A lot of people crack their joints to relieve pressure or stress, but the practice can lead to severe injuries. In March, in an attempt to stretch his sore neck, 28-year-old Josh Hader of Guthrie, Oklahoma, accidentally damaged arteries in the area, which caused him to experience a stroke that resulted in the left side of his body going completely numb, CNN reports.

Hader said he was walking at almost a 45-degree angle to the left as a result of the medical event.

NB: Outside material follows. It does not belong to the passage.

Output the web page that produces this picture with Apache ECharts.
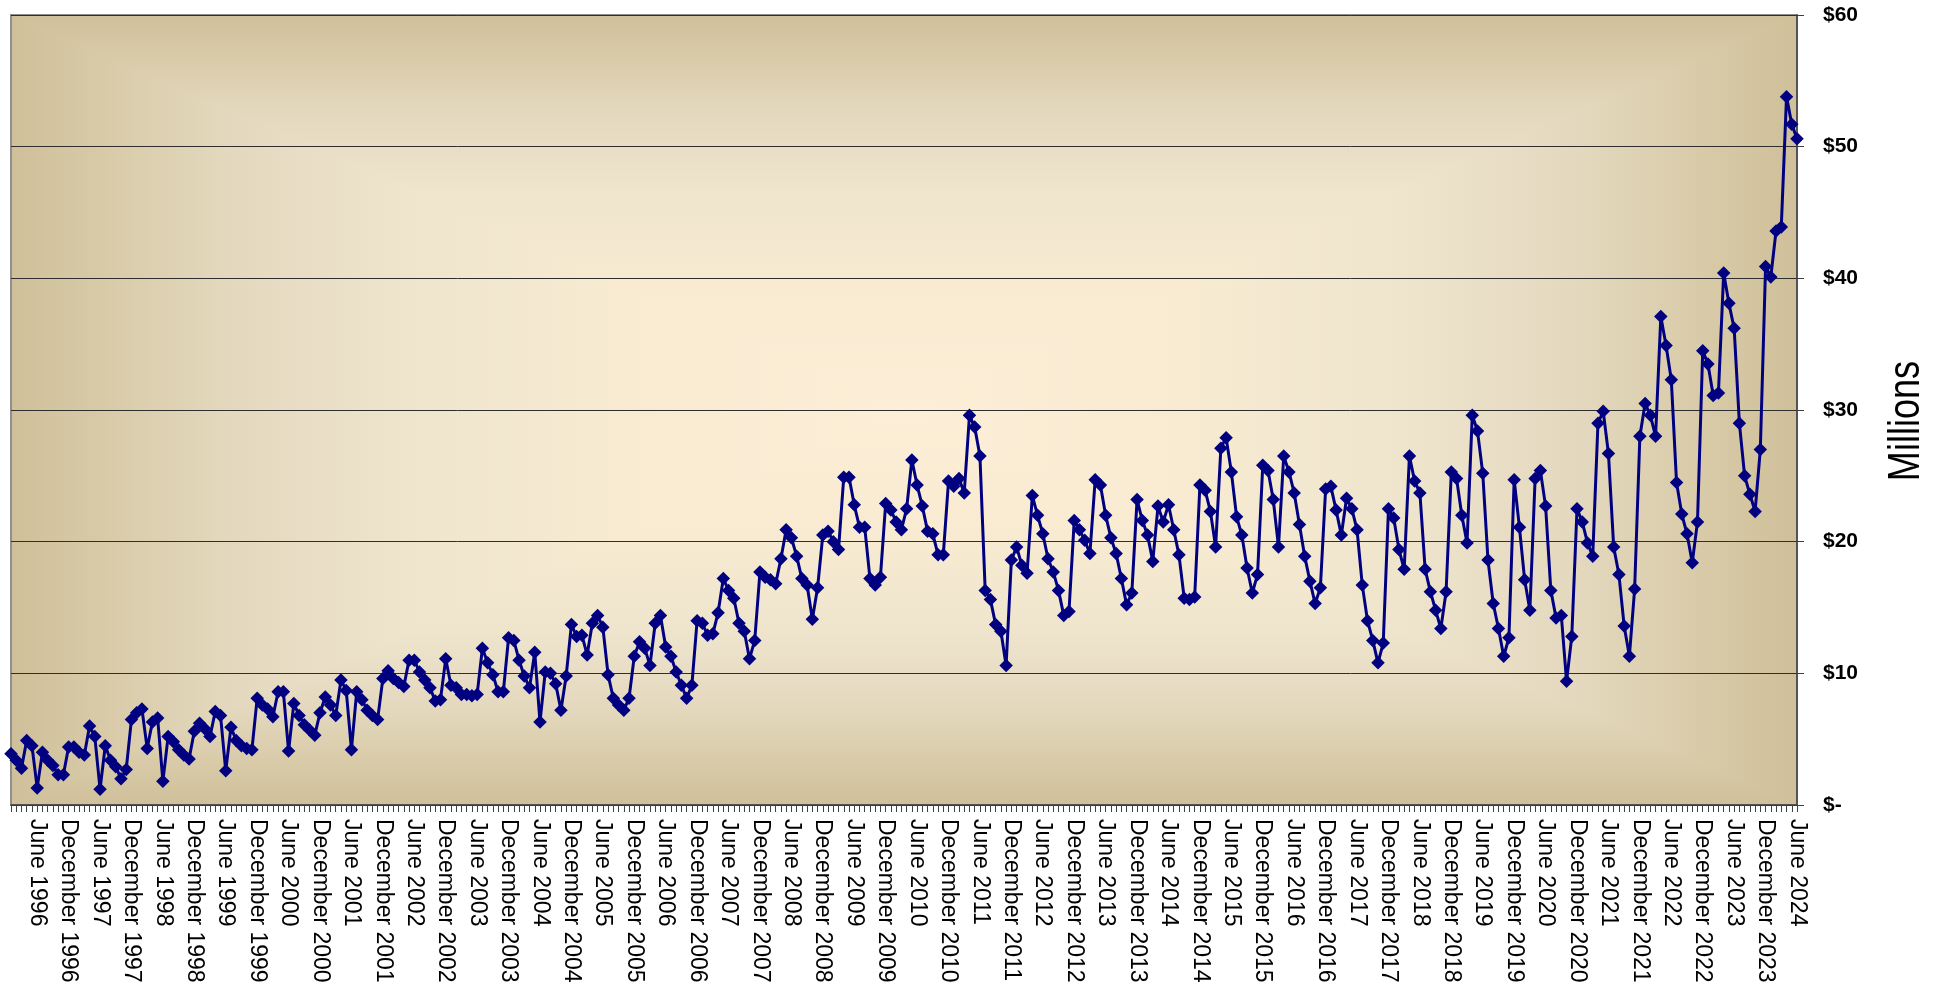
<!DOCTYPE html>
<html>
<head>
<meta charset="utf-8">
<title>Monthly revenue, millions</title>
<script src="https://cdn.jsdelivr.net/npm/echarts@6/dist/echarts.min.js"></script>
<style>
  html, body { margin: 0; padding: 0; background: #fff; }
  #chart { width: 1942px; height: 990px; }
</style>
</head>
<body>
<div id="chart"></div>
<script>
// monthly values, $ millions, one array per year (Jan..Dec)
const v1996 = [3.9, 3.4, 2.8, 4.9, 4.5, 1.3, 4.0, 3.4, 3.0, 2.3, 2.3, 4.4];
const v1997 = [4.4, 4.0, 3.8, 6.0, 5.2, 1.2, 4.5, 3.4, 2.9, 2.0, 2.7, 6.5];
const v1998 = [7.0, 7.3, 4.3, 6.3, 6.6, 1.8, 5.2, 4.8, 4.2, 3.8, 3.5, 5.6];
const v1999 = [6.2, 5.8, 5.2, 7.1, 6.8, 2.6, 5.9, 4.9, 4.5, 4.3, 4.2, 8.1];
const v2000 = [7.6, 7.3, 6.7, 8.6, 8.6, 4.1, 7.7, 6.8, 6.1, 5.7, 5.3, 7.0];
const v2001 = [8.2, 7.6, 6.8, 9.5, 8.7, 4.2, 8.6, 8.0, 7.2, 6.8, 6.5, 9.6];
const v2002 = [10.2, 9.6, 9.3, 9.0, 11.0, 11.0, 10.1, 9.5, 8.9, 7.9, 8.0, 11.1];
const v2003 = [9.1, 8.9, 8.4, 8.4, 8.3, 8.4, 11.9, 10.8, 9.9, 8.6, 8.6, 12.7];
const v2004 = [12.5, 11.0, 9.8, 8.9, 11.6, 6.3, 10.1, 10.0, 9.2, 7.2, 9.8, 13.7];
const v2005 = [12.8, 12.9, 11.4, 13.8, 14.4, 13.5, 9.9, 8.1, 7.6, 7.2, 8.1, 11.3];
const v2006 = [12.4, 11.9, 10.6, 13.8, 14.4, 12.0, 11.3, 10.1, 9.1, 8.1, 9.1, 14.0];
const v2007 = [13.8, 12.9, 13.0, 14.6, 17.2, 16.3, 15.7, 13.8, 13.2, 11.1, 12.5, 17.7];
const v2008 = [17.3, 17.1, 16.8, 18.7, 20.9, 20.3, 18.9, 17.2, 16.7, 14.1, 16.5, 20.5];
const v2009 = [20.8, 20.0, 19.4, 24.9, 24.9, 22.8, 21.1, 21.1, 17.2, 16.7, 17.3, 22.9];
const v2010 = [22.4, 21.5, 20.9, 22.5, 26.2, 24.3, 22.7, 20.8, 20.6, 19.0, 19.0, 24.6];
const v2011 = [24.2, 24.8, 23.7, 29.6, 28.7, 26.5, 16.3, 15.6, 13.7, 13.2, 10.6, 18.6];
const v2012 = [19.6, 18.2, 17.6, 23.5, 22.0, 20.6, 18.7, 17.7, 16.3, 14.4, 14.7, 21.6];
const v2013 = [20.9, 20.1, 19.1, 24.7, 24.3, 22.0, 20.3, 19.1, 17.2, 15.2, 16.1, 23.2];
const v2014 = [21.6, 20.5, 18.5, 22.7, 21.5, 22.8, 20.9, 19.0, 15.7, 15.6, 15.8, 24.3];
const v2015 = [23.9, 22.3, 19.6, 27.1, 27.9, 25.3, 21.9, 20.5, 18.0, 16.1, 17.5, 25.8];
const v2016 = [25.4, 23.2, 19.6, 26.5, 25.3, 23.7, 21.3, 18.9, 17.0, 15.3, 16.5, 24.0];
const v2017 = [24.2, 22.4, 20.5, 23.3, 22.5, 20.9, 16.7, 14.0, 12.5, 10.8, 12.3, 22.5];
const v2018 = [21.8, 19.4, 17.9, 26.5, 24.6, 23.7, 17.9, 16.2, 14.8, 13.4, 16.2, 25.3];
const v2019 = [24.8, 22.0, 19.9, 29.6, 28.4, 25.2, 18.6, 15.3, 13.4, 11.3, 12.7, 24.7];
const v2020 = [21.1, 17.1, 14.8, 24.8, 25.4, 22.7, 16.3, 14.2, 14.4, 9.4, 12.8, 22.5];
const v2021 = [21.5, 19.9, 18.9, 29.0, 29.9, 26.7, 19.6, 17.5, 13.6, 11.3, 16.4, 28.0];
const v2022 = [30.5, 29.6, 28.0, 37.1, 34.9, 32.3, 24.5, 22.1, 20.6, 18.4, 21.5, 34.5];
const v2023 = [33.5, 31.1, 31.3, 40.4, 38.1, 36.2, 29.0, 25.0, 23.6, 22.3, 27.0, 40.9];
const v2024 = [40.1, 43.6, 43.9, 53.8, 51.7, 50.6];

const monthNames = ["January", "February", "March", "April", "May", "June",
  "July", "August", "September", "October", "November", "December"];
const yLabels = ["$-", "$10", "$20", "$30", "$40", "$50", "$60"];

const byYear = [
  [1996, v1996], [1997, v1997], [1998, v1998], [1999, v1999], [2000, v2000],
  [2001, v2001], [2002, v2002], [2003, v2003], [2004, v2004], [2005, v2005],
  [2006, v2006], [2007, v2007], [2008, v2008], [2009, v2009], [2010, v2010],
  [2011, v2011], [2012, v2012], [2013, v2013], [2014, v2014], [2015, v2015],
  [2016, v2016], [2017, v2017], [2018, v2018], [2019, v2019], [2020, v2020],
  [2021, v2021], [2022, v2022], [2023, v2023], [2024, v2024]
];

const categories = [];
const values = [];
byYear.forEach(([yr, vals]) => {
  vals.forEach((v, m) => {
    categories.push(monthNames[m] + " " + yr);
    values.push(v);
  });
});

// plot box in px
const box = { left: 11, top: 15, width: 1786, height: 790 };
const W = 1942, H = 990;
const cx = box.left + box.width / 2;
const cy = box.top + box.height / 2;

// "from centre" rectangular gradient: t = 0 centre .. 1 edge
const ramp = [
  [0, "#fdefd7"],
  [0.3, "#f8ebd2"],
  [0.55, "#efe5cd"],
  [0.75, "#e4d9bf"],
  [0.9, "#d8caa7"],
  [1, "#cfc09a"]
];
function mirrored() {
  const stops = [];
  ramp.slice().reverse().forEach(([t, c]) => stops.push({ offset: (1 - t) / 2, color: c }));
  ramp.forEach(([t, c]) => { if (t > 0) stops.push({ offset: (1 + t) / 2, color: c }); });
  return stops;
}
const hGrad = { type: "linear", x: box.left, y: 0, x2: box.left + box.width, y2: 0, global: true, colorStops: mirrored() };
const vGrad = { type: "linear", x: 0, y: box.top, x2: 0, y2: box.top + box.height, global: true, colorStops: mirrored() };

const FONT = "'Liberation Sans', Arial, sans-serif";

const chart = echarts.init(document.getElementById("chart"));
chart.setOption({
  animation: false,
  backgroundColor: "#fff",
  graphic: [
    {
      type: "rect", z: -20, silent: true,
      shape: { x: box.left, y: box.top, width: box.width, height: box.height },
      style: { fill: hGrad }
    },
    {
      type: "polygon", z: -19, silent: true,
      shape: { points: [[box.left, box.top], [box.left + box.width, box.top], [cx, cy]] },
      style: { fill: vGrad }
    },
    {
      type: "polygon", z: -19, silent: true,
      shape: { points: [[box.left, box.top + box.height], [box.left + box.width, box.top + box.height], [cx, cy]] },
      style: { fill: vGrad }
    },
    {
      // axis title, set narrow like the original
      type: "text", silent: true,
      x: 1907, y: 421,
      rotation: Math.PI / 2,
      scaleX: 0.82,
      style: {
        text: "Millions",
        fontSize: 44,
        fontFamily: FONT,
        fill: "#000",
        align: "center",
        verticalAlign: "middle"
      }
    }
  ],
  grid: {
    left: box.left,
    top: box.top,
    right: W - box.left - box.width,
    bottom: H - box.top - box.height,
    show: true,
    backgroundColor: "transparent",
    borderColor: "#8f8f8f",
    borderWidth: 2
  },
  xAxis: {
    type: "category",
    data: categories,
    boundaryGap: false,
    axisLine: { lineStyle: { color: "#404040", width: 1.5 } },
    axisTick: { interval: 0, length: 7, lineStyle: { color: "#404040" } },
    axisLabel: {
      interval: (i) => i % 6 === 5,
      rotate: -90,
      margin: 14,
      color: "#000",
      fontSize: 23,
      fontFamily: FONT
    },
    splitLine: { show: false }
  },
  yAxis: {
    type: "value",
    position: "right",
    min: 0,
    max: 60,
    interval: 10,
    axisLine: { show: true, lineStyle: { color: "#404040", width: 1.5 } },
    axisTick: { show: true, length: 7, lineStyle: { color: "#404040" } },
    axisLabel: {
      formatter: (v) => yLabels[Math.round(v / 10)],
      margin: 26,
      color: "#000",
      fontSize: 21,
      fontWeight: "bold",
      fontFamily: FONT
    },
    splitLine: { lineStyle: { color: "#2e2e2e", width: 1 } }
  },
  series: [
    {
      name: "Monthly",
      type: "line",
      data: values,
      showAllSymbol: true,
      symbol: "diamond",
      symbolSize: 13.5,
      lineStyle: { color: "#000080", width: 3 },
      itemStyle: { color: "#000080" }
    }
  ]
});
</script>
</body>
</html>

“When he popped his neck, he tore arteries that go to the bone of the neck, where the neck joins the skull at the base of the brain,” explained Vance McCollom, MD, the doctor who treated Hader at Mercy Hospital in Oklahoma. “The way he twisted the neck caused a bisection.”

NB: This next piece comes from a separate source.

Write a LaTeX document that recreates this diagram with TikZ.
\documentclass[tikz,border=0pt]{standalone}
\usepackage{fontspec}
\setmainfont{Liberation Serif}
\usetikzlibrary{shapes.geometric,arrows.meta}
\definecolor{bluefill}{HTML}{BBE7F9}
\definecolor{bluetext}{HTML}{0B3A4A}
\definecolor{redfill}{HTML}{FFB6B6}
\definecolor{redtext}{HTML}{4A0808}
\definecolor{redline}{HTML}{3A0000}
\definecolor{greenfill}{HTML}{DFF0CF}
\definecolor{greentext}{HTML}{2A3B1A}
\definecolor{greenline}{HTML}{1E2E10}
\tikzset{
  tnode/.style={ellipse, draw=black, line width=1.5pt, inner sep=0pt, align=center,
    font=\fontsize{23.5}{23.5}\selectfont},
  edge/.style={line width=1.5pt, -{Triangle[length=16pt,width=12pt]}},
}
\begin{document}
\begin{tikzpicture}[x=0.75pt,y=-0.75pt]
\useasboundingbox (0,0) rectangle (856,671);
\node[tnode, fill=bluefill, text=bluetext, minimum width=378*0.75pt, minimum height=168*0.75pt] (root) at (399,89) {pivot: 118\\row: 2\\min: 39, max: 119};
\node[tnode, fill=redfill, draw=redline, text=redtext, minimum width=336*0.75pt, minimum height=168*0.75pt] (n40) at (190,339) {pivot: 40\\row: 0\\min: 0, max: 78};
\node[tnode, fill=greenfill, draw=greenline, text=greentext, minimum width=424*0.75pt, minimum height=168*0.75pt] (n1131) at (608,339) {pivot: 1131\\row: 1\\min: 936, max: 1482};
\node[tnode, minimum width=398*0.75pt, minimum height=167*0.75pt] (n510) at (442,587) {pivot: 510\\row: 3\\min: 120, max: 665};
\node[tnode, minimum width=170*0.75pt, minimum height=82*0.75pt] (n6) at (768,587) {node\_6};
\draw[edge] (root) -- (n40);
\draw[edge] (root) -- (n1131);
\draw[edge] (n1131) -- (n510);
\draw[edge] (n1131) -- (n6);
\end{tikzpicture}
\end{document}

When Hader arrived at the medical center, doctors gave him tissue plasminogen activator, or tPA, a medication used to help dissolve blood clots. He spent four days in intensive care and underwent inpatient therapy.

In addition to the numbness, Hader also suffered from weakness and double vision. Doctors required him to wear an eye patch for several weeks because of debility in one of the muscles leading to the eye.

Since completing rehab, Hader is able to amble about without a walker or cane, but he tires much more quickly, finds it difficult to walk long distances and has shaky balance. “My left side tingles a little and feels heavier than it used to,” he adds. “I also don’t have as much control of that side as I used to. My right side doesn’t feel sharp pain or hot and cold.”

One of the worst side effects of Hader’s stroke was hiccups lasting two weeks straight that made it almost impossible for him to breathe.

McCollum attributed Hader’s hiccups to the fact that it occurred at the base of the brain and said he has seen other individuals who have experienced the same kind of stroke.